The Illustrated Guide to Criminal Law
Chapter 6: Mens Rea
Page 17: The “Mens Rea – O – Meter”
Average Joe looking pissed
AVERAGE JOE
God what a depressing discussion. No wonder that baby was so angry at the beginning.
The “Handy Dandy Mens Rea-O-Meter” thermometer, with markings from “Accidental” at the bottom up through “Negligent” and “Reckless” and “Knowing” to “Intentional” at the top.
Even so, now we have a useful SCALE of culpability, based on the mental state of the person what done it.
But that’s not all there is to it. Not by any stretch of the imagination. And we’ll get back into it next time!
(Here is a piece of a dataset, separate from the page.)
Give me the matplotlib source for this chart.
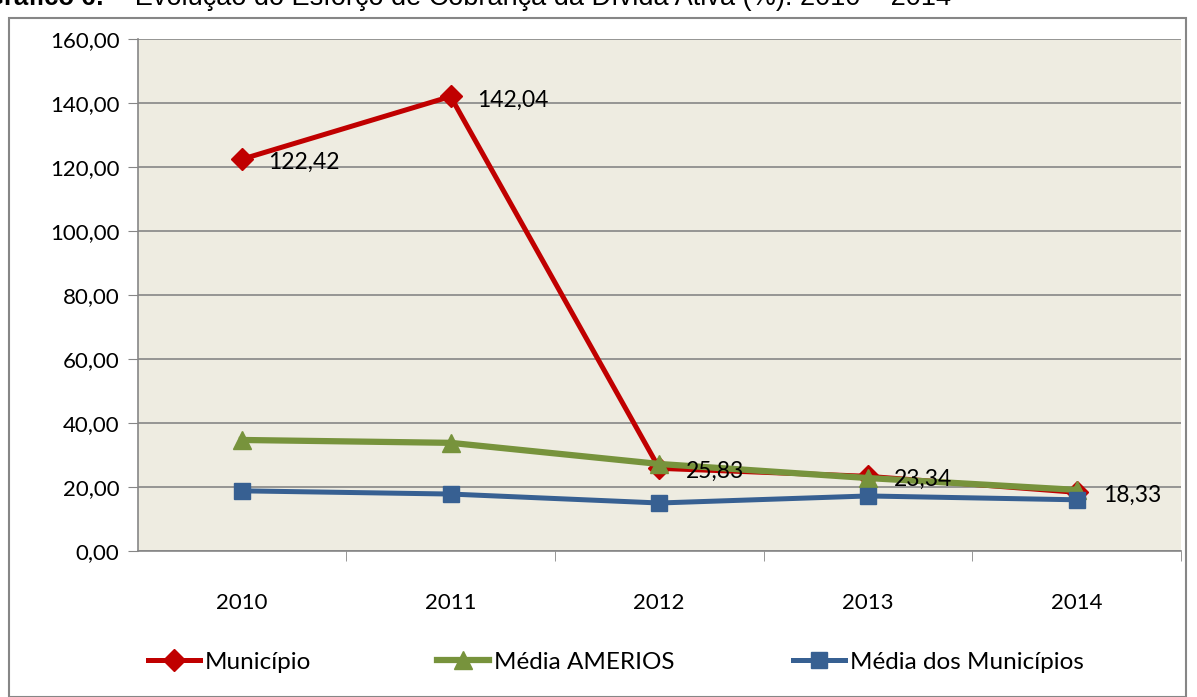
import matplotlib
matplotlib.use("Agg")
import matplotlib.pyplot as plt
from matplotlib.patches import Rectangle
from matplotlib.ticker import FuncFormatter

plt.rcParams['font.family'] = ['Lato', 'DejaVu Sans']

# dados
anos = ['2010', '2011', '2012', '2013', '2014']
municipio = [122.42, 142.04, 25.83, 23.34, 18.33]
media_amerios = [34.7, 33.8, 27.2, 22.8, 19.1]
media_municipios = [18.8, 17.8, 15.0, 17.2, 16.0]
rotulos = ['122,42', '142,04', '25,83', '23,34', '18,33']

W, H = 1197, 697
fig = plt.figure(figsize=(W / 100, H / 100), dpi=100)

# moldura do grafico
fig.patches.append(Rectangle((9 / W, 0), (1186 - 9) / W, 1 - 18 / H,
                             transform=fig.transFigure, fill=False,
                             edgecolor='#868686', linewidth=1.5))

# titulo (cortado no topo, como no original)
fig.text(-16 / W, 1 - 5 / H, 'Gráfico 6:', fontsize=18.5, fontweight='bold',
         family='Liberation Sans', va='baseline', ha='left')
fig.text(112 / W, 1 - 5 / H,
         '– Evolução do Esforço de Cobrança da Dívida Ativa (%): 2010 – 2014',
         fontsize=19.5, family='Liberation Sans', va='baseline', ha='left')

ax = fig.add_axes([137.5 / W, 1 - 551 / H, (1181 - 137.5) / W, (551 - 39) / H])
ax.set_facecolor('#EEECE1')

x = list(range(1, len(anos) + 1))
l1, = ax.plot(x, municipio, color='#C00000', linewidth=3.6, marker='D',
              markersize=11, label='Município', zorder=3)
l2, = ax.plot(x, media_amerios, color='#77933C', linewidth=4.5, marker='^',
              markersize=13, label='Média AMERIOS', zorder=4)
l3, = ax.plot(x, media_municipios, color='#376092', linewidth=3.6, marker='s',
              markersize=12, label='Média dos Municípios', zorder=5)

for xi, yi, txt in zip(x, municipio, rotulos):
    ax.annotate(txt, (xi, yi), xytext=(19, -2.5), textcoords='offset points',
                ha='left', va='center', fontsize=16.5, zorder=6)

ax.set_xlim(0.5, 5.5)
ax.set_ylim(0, 160)
ax.set_yticks(range(0, 161, 20))
ax.yaxis.set_major_formatter(FuncFormatter(lambda v, p: f'{v:.2f}'.replace('.', ',')))
ax.set_xticks(x)
ax.set_xticklabels(anos)
ax.set_xticks([1.5, 2.5, 3.5, 4.5, 5.5], minor=True)
ax.tick_params(axis='x', which='major', length=0, pad=30, labelsize=16)
ax.tick_params(axis='x', which='minor', length=7, color='#868686')
ax.tick_params(axis='y', length=7, color='#868686', labelsize=16, pad=6)

ax.grid(axis='y', color='#868686', linewidth=1.2)
ax.set_axisbelow(True)
for s in ['top', 'right']:
    ax.spines[s].set_visible(False)
for s in ['left', 'bottom']:
    ax.spines[s].set_color('#868686')
    ax.spines[s].set_linewidth(1.2)

# legenda: uma entrada por posicao
for h, x0 in zip([l1, l2, l3], [148, 437, 793]):
    fig.legend(handles=[h], loc='center left',
               bbox_to_anchor=(x0 / W, 1 - 662 / H), frameon=False,
               fontsize=17.5, handlelength=2.15, handletextpad=0.2,
               borderpad=0, borderaxespad=0)

fig.savefig('out.png', dpi=100)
You can read this entire chapter in its original single-page scroll on the comic’s old Tumblr site here.
Great primer. Should be required reading in all high school civics classes.
Where is the “Like” button…. oh wait, wrong situation.
How applicable are those five steps to all crimes? For example, is it possible to “recklessly” steal something?
Perhaps a situation where it’s ambiguous where you’re stealing something vs. picking up abandoned property? (E.g., a library is giving away a cart of its least-used books for free, and you don’t check to see if the book you’ve picked up off the ground says “Discard” on the spine.) Alternatively, a situation where you have permission to take something from a non-legitimate source (your host tells you to “help yourself” to anything in the kitchen, so you eat some of their roommate’s expensive imported chocolate).
So, where does non-premeditated killing rank? It could be either intentional or knowing, no?
It would depend I guess, if they didn’t plan to kill a person, but then in the moment took an action they KNEW would kill them specifically TO kill them, then thats still intentional?